Dress Down Sunday: Laughing Torso by Nina Hamnett

published 1932


observations: I went daily to the Luxembourg Gardens where I did some really good work, I think. There is a statue there that I always admired. It is of a lady standing up, with her feet crossed, in a very short skirt indeed, and a strange little hat like an inverted soup plate. I did a drawing of her.

Some years later I went to the Bal Julien dressed as her. I wore a pink silk accordion pleated garment, that really was a pair of knickers. They had no legs, but only a ribbon to divide them. I borrowed them from a rich American woman and cut the ribbon so that it looked exactly like the skirt of the statue. They had garlands of blue silk forget-me-nots embroidered on them. I wore a short blue, tight-fitting jacket that I had bought at the “Flea market” at Caulincourt and a very small blue hat that looked like a comedian’s bowler. It was almost flat and looked very like the one worn by the statue. I had a great success at the ball, especially when I explained whom I represented.

observations: The sad thing is not to have a photo of Nina Hamnett in her costume. It is quite hard to imagine, as is the garment that she fashioned it from.

She also likes to dress as a man, and specifically as an apache dancer, as featured in this entry and this one, wearing

a pair of French workmen’s peg-top trousers. I borrowed a blue jersey and corduroy coat from Modigliani and a check cap.
From Modigliani: of course. She knew everyone. Apparently she was bisexual – she is not explicit about it in the book, but you can read between the lines.

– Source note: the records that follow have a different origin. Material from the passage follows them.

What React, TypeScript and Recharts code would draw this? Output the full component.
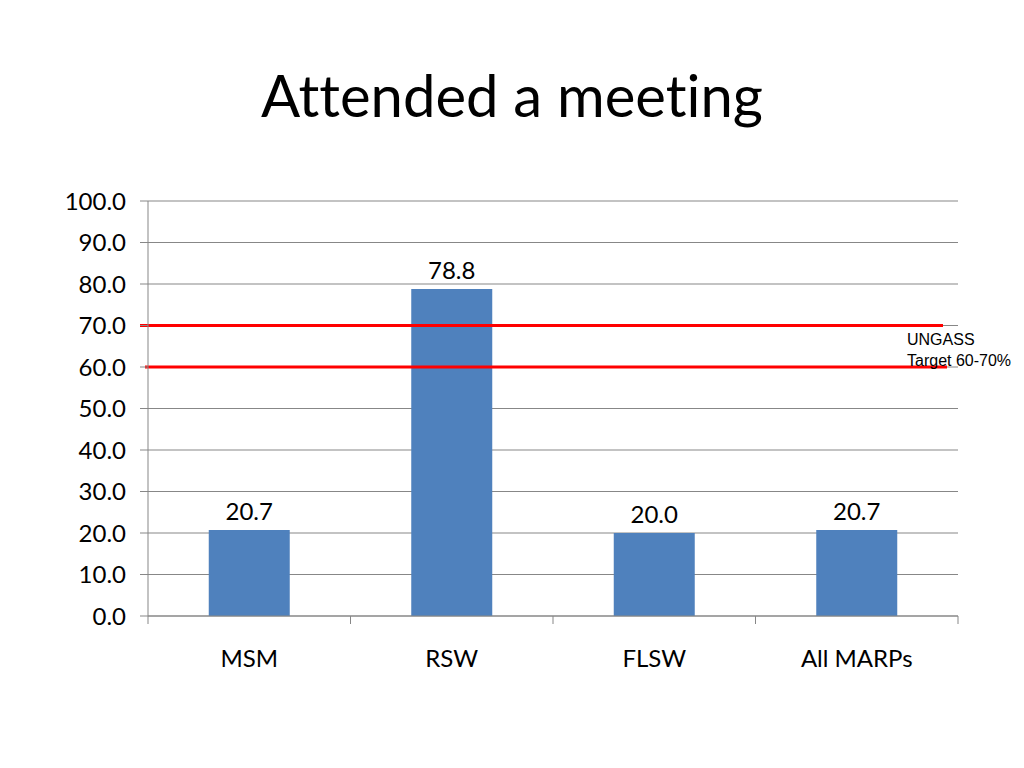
import { BarChart, Bar, XAxis, YAxis, CartesianGrid, ReferenceLine, LabelList } from 'recharts';

const groups = ['MSM', 'RSW', 'FLSW', 'All MARPs'];
const attended = [20.7, 78.8, 20.0, 20.7];
const yTicks = [0, 10, 20, 30, 40, 50, 60, 70, 80, 90, 100];
const targetLow = 60;
const targetHigh = 70;
const targetNote = ['UNGASS', 'Target 60-70%'];

const data = groups.map((name, i) => ({ name, value: attended[i] }));

const FONT = 'Lato, "Open Sans", sans-serif';
const GRID = '#878787';
const PLOT_LEFT = 148;
const PLOT_RIGHT = 958;
const HALF_BAND = (PLOT_RIGHT - PLOT_LEFT) / groups.length / 2;
const NO_LIG = { fontVariantLigatures: 'none' as const };

function CategoryTick(props: any) {
  const { x, y, payload, index } = props;
  const half = payload && payload.offset ? payload.offset : HALF_BAND;
  return (
    <g>
      <line x1={x - half} x2={x - half} y1={y} y2={y + 8} stroke={GRID} strokeWidth={1} />
      {index === groups.length - 1 && (
        <line x1={x + half} x2={x + half} y1={y} y2={y + 8} stroke={GRID} strokeWidth={1} />
      )}
      <text x={x} y={y + 51} textAnchor="middle" fontSize={24} fontFamily={FONT} fill="#000" style={NO_LIG}>
        {payload.value}
      </text>
    </g>
  );
}

function TargetLine(props: any, leftExtra: number, rightCut: number) {
  const { x1, x2, y1, y2 } = props;
  return <line x1={x1 - leftExtra} x2={x2 - rightCut} y1={y1} y2={y2} stroke="#FF0000" strokeWidth={3} />;
}

export default function App() {
  return (
    <div style={{ position: 'absolute', left: 0, top: 0, width: 1024, height: 768, background: '#fff' }}>
      <div
        style={{
          position: 'absolute',
          top: 60,
          left: 0,
          width: 1024,
          textAlign: 'center',
          fontFamily: FONT,
          fontSize: 58,
          lineHeight: '70px',
          color: '#000',
          ...NO_LIG,
        }}
      >
        Attended a meeting
      </div>
      <div style={{ position: 'absolute', left: 0, top: 0 }}>
        <BarChart
          width={1024}
          height={768}
          data={data}
          margin={{ top: 201, right: 1024 - PLOT_RIGHT, bottom: 92, left: PLOT_LEFT - 90 }}
          barCategoryGap="30%"
        >
          <CartesianGrid vertical={false} stroke={GRID} strokeWidth={1} />
          <XAxis
            dataKey="name"
            height={60}
            axisLine={{ stroke: GRID }}
            tickLine={false}
            tickSize={0}
            tickMargin={0}
            interval={0}
            tick={<CategoryTick />}
          />
          <YAxis
            width={90}
            domain={[0, 100]}
            ticks={yTicks}
            interval={0}
            tickFormatter={(v: number) => v.toFixed(1)}
            axisLine={{ stroke: GRID }}
            tickLine={{ stroke: GRID }}
            tickSize={8}
            tickMargin={14}
            tick={{ fill: '#000', fontSize: 24, fontFamily: FONT }}
          />
          <Bar dataKey="value" fill="#4F81BD" isAnimationActive={false}>
            <LabelList
              dataKey="value"
              position="top"
              offset={10}
              formatter={(v: any) => Number(v).toFixed(1)}
              style={{ fill: '#000', fontSize: 24, fontFamily: FONT }}
            />
          </Bar>
          <ReferenceLine y={targetHigh} shape={(p: any) => TargetLine(p, 8, 15)} ifOverflow="visible" />
          <ReferenceLine y={targetLow} shape={(p: any) => TargetLine(p, 3, 11)} ifOverflow="visible" />
        </BarChart>
      </div>
      <div
        style={{
          position: 'absolute',
          left: 907,
          top: 329,
          fontFamily: '"Liberation Sans", Arial, sans-serif',
          fontSize: 16,
          lineHeight: '21px',
          color: '#000',
        }}
      >
        {targetNote.map((t) => (
          <div key={t}>{t}</div>
        ))}
      </div>
    </div>
  );
}
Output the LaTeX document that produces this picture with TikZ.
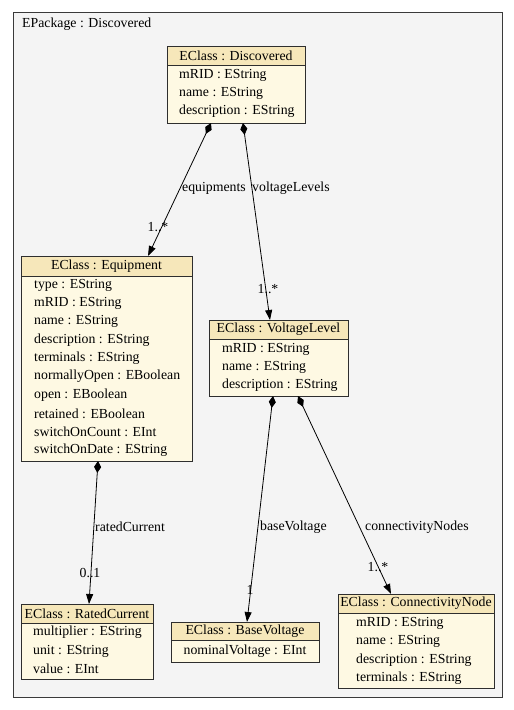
\documentclass[tikz,border=0pt]{standalone}
\usepackage{fontspec}
\setmainfont{Liberation Serif}
\usetikzlibrary{arrows.meta}
\definecolor{pkgfill}{HTML}{F4F4F4}
\definecolor{pkgline}{HTML}{3A3A3A}
\definecolor{headfill}{HTML}{F6E7BA}
\definecolor{bodyfill}{HTML}{FEF9E3}
\definecolor{boxline}{HTML}{2E2E2E}
\newcommand{\umlclass}[7]{%
  \node[draw=boxline, line width=0.9pt, fill=bodyfill, inner sep=0pt, anchor=north west,
        minimum width=#4pt-#2pt, minimum height=#6pt-#3pt] (#1) at (#2,#3) {};
  \fill[headfill] ([shift={(0.5pt,-0.5pt)}]#1.north west) rectangle (#4-0.5,#5);
  \draw[boxline, line width=0.9pt] (#1.north west) rectangle (#1.south east);
  \draw[boxline, line width=0.9pt] (#2,#5) -- (#4,#5);
  \node[txt] (#1-title) at ({(#2+#4)/2},{(#3+#5)/2}) {#7};
}
\begin{document}
\begin{tikzpicture}[x=1pt,y=-1pt,
  txt/.style={inner sep=0pt, font=\fontsize{13.8}{16}\selectfont},
  attr/.style={txt, anchor=west},
  lbl/.style={txt, anchor=west},
  mult/.style={txt},
  assoc/.style={line width=0.8pt, black, {Diamond[length=12pt,width=7pt]}-{Triangle[length=10pt,width=7pt]}}]
\useasboundingbox (0,0) rectangle (514,710);
\fill[white] (0,0) rectangle (514,710);
\node[draw=pkgline, fill=pkgfill, line width=0.9pt, inner sep=0pt, anchor=north west,
      minimum width=489pt, minimum height=685pt] (pkg) at (13,12) {};
\node[txt, anchor=west] (pkgtitle) at (22,24) {EPackage : Discovered};

% Discovered
\umlclass{disc}{167}{46}{305}{65}{123}{EClass : Discovered}
\node[attr] (d1) at (179,75) {mRID : EString};
\node[attr] (d2) at (179,93) {name : EString};
\node[attr] (d3) at (179,111) {description : EString};

% Equipment
\umlclass{equip}{21}{256}{192}{276}{461}{EClass : Equipment}
\foreach \t [count=\i from 0] in {type : EString, mRID : EString, name : EString, description : EString, terminals : EString, normallyOpen : EBoolean, open : EBoolean, retained : EBoolean, switchOnCount : EInt, switchOnDate : EString}
  \node[attr] (e\i) at (34,{285+18.33*\i}) {\t};

% VoltageLevel
\umlclass{vl}{209}{320}{348}{339}{396}{EClass : VoltageLevel}
\node[attr] (v1) at (222,349) {mRID : EString};
\node[attr] (v2) at (222,367) {name : EString};
\node[attr] (v3) at (222,385) {description : EString};

% RatedCurrent
\umlclass{rc}{21}{604}{153}{623}{679}{EClass : RatedCurrent}
\node[attr] (r1) at (33,632) {multiplier : EString};
\node[attr] (r2) at (33,651) {unit : EString};
\node[attr] (r3) at (33,669) {value : EInt};

% BaseVoltage
\umlclass{bv}{171}{622}{319}{640}{662}{EClass : BaseVoltage}
\node[txt] (b1) at (245,651) {nominalVoltage : EInt};

% ConnectivityNode
\umlclass{cn}{338}{594}{494}{613}{688}{EClass : ConnectivityNode}
\node[attr] (c1) at (356,623) {mRID : EString};
\node[attr] (c2) at (356,641) {name : EString};
\node[attr] (c3) at (356,660) {description : EString};
\node[attr] (c4) at (356,678) {terminals : EString};

% connector end points
\coordinate (s1) at (211,123); \coordinate (t1) at (148,256);
\coordinate (s2) at (243,123); \coordinate (t2) at (270,320);
\coordinate (s3) at (98,461);  \coordinate (t3) at (89,604);
\coordinate (s4) at (273,396); \coordinate (t4) at (247,622);
\coordinate (s5) at (298,396); \coordinate (t5) at (391,594);

\draw[assoc] (s1) -- (t1);
\draw[assoc] (s2) -- (t2);
\draw[assoc] (s3) -- (t3);
\draw[assoc] (s4) -- (t4);
\draw[assoc] (s5) -- (t5);

\node[lbl] (l1) at (182,188) {equipments};
\node[mult] (m1) at (158,227) {1..*};
\node[lbl] (l2) at (252,188) {voltageLevels};
\node[mult] (m2) at (268,289) {1..*};
\node[lbl] (l3) at (95,527) {ratedCurrent};
\node[mult] (m3) at (90,573) {0..1};
\node[lbl] (l4) at (260,527) {baseVoltage};
\node[mult] (m4) at (250,590) {1};
\node[lbl] (l5) at (365,527) {connectivityNodes};
\node[mult] (m5) at (378,567) {1..*};
\end{tikzpicture}
\end{document}
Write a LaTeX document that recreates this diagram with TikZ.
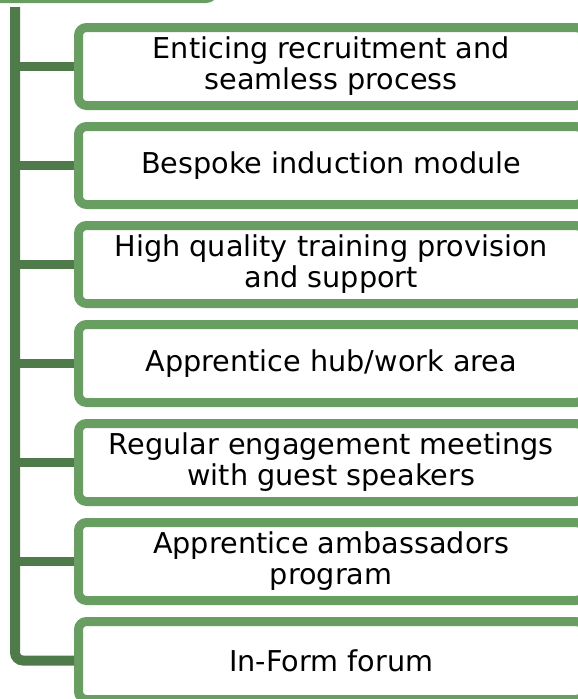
\documentclass[tikz,border=0pt]{standalone}
\usepackage{fontspec}
\setmainfont{DejaVu Sans}
\definecolor{boxgreen}{HTML}{699E62}
\definecolor{stemgreen}{HTML}{4F7A4A}

\begin{document}
\begin{tikzpicture}[
      x=1pt,
      y=-1pt,
      item/.style={draw=boxgreen, fill=white, line width=9pt, rounded corners=8pt,
        minimum width=505.5pt, minimum height=78pt, inner sep=0pt,
        align=center, font=\fontsize{28.7}{31}\selectfont},
      stem/.style={draw=stemgreen, line width=10pt, rounded corners=8pt},
      twig/.style={draw=stemgreen, line width=9pt}]
    \useasboundingbox (0,0) rectangle (578,699);
    \clip (0,0) rectangle (578,699);

    \node [item, minimum width=272pt, minimum height=100pt] (head) at (78,-51.5) {};

    \node [item] (b1) at (331.25,  66.5) {Enticing recruitment and\\seamless process};
    \node [item] (b2) at (331.25, 165.5) {Bespoke induction module};
    \node [item] (b3) at (331.25, 264.5) {High quality training provision\\and support};
    \node [item] (b4) at (331.25, 363.5) {Apprentice hub/work area};
    \node [item] (b5) at (331.25, 462.5) {Regular engagement meetings\\with guest speakers};
    \node [item] (b6) at (331.25, 561.5) {Apprentice ambassadors\\program};
    \node [item] (b7) at (331.25, 660.5) {In-Form forum};

    \coordinate (top) at (15,7);

    \draw [stem] (top) -- (top |- b7.west) -- (b7.west);

    \draw [twig] (top |- b1.west) -- (b1.west);
    \draw [twig] (top |- b2.west) -- (b2.west);
    \draw [twig] (top |- b3.west) -- (b3.west);
    \draw [twig] (top |- b4.west) -- (b4.west);
    \draw [twig] (top |- b5.west) -- (b5.west);
    \draw [twig] (top |- b6.west) -- (b6.west);

  \end{tikzpicture}
\end{document}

For a previous entry (on a louche nightclub in a book by a different Nina), we used this photo from George Brassai, which could easily be a club or Bal that Hamnett hung round in:

-- they were very much in the same milieu at the same time in Paris.

She is endearingly aware of her own foibles and vanities, but she IS hilariously self-centred. Who would think that this:

I thought that something terrible was about to happen and imagined that it would take the form of a punishment for me for having had such a good time
- meant the beginning of the First World War – it seems rather a narcissistic way of thinking of it:
Little did I think that that punishment would wreck not only my life but the lives of millions of others during the four bitter years ahead.
There have been umpteen entries from this book – click on Nina Hamnett below to see more.

I am guessing that the top photo shows the statue she means – it comes from a lovely site called woophy.


  1. Moira - What a great memoir. And I love the wit (but I'm sure you guessed that :-) ) that's woven through what you've shared of her work. I'm glad you've reminded me of this...

    1. I think you can guess that I really loved this book, which is why I keep returning to it! And yes - very funny.

  2. I love that photo and that statue. Such an interesting and odd woman.

    1. Yes, I like her straightforwardness - she lived a strange life, but the way she writes about it is very honest.

  3. Nothing to raise the pulse here......keep up the good work!

    1. By the time you've seen all my entries on this one you'll have practically read it anyway - there were so many clothes descriptions, it may take the record for most entries for one book.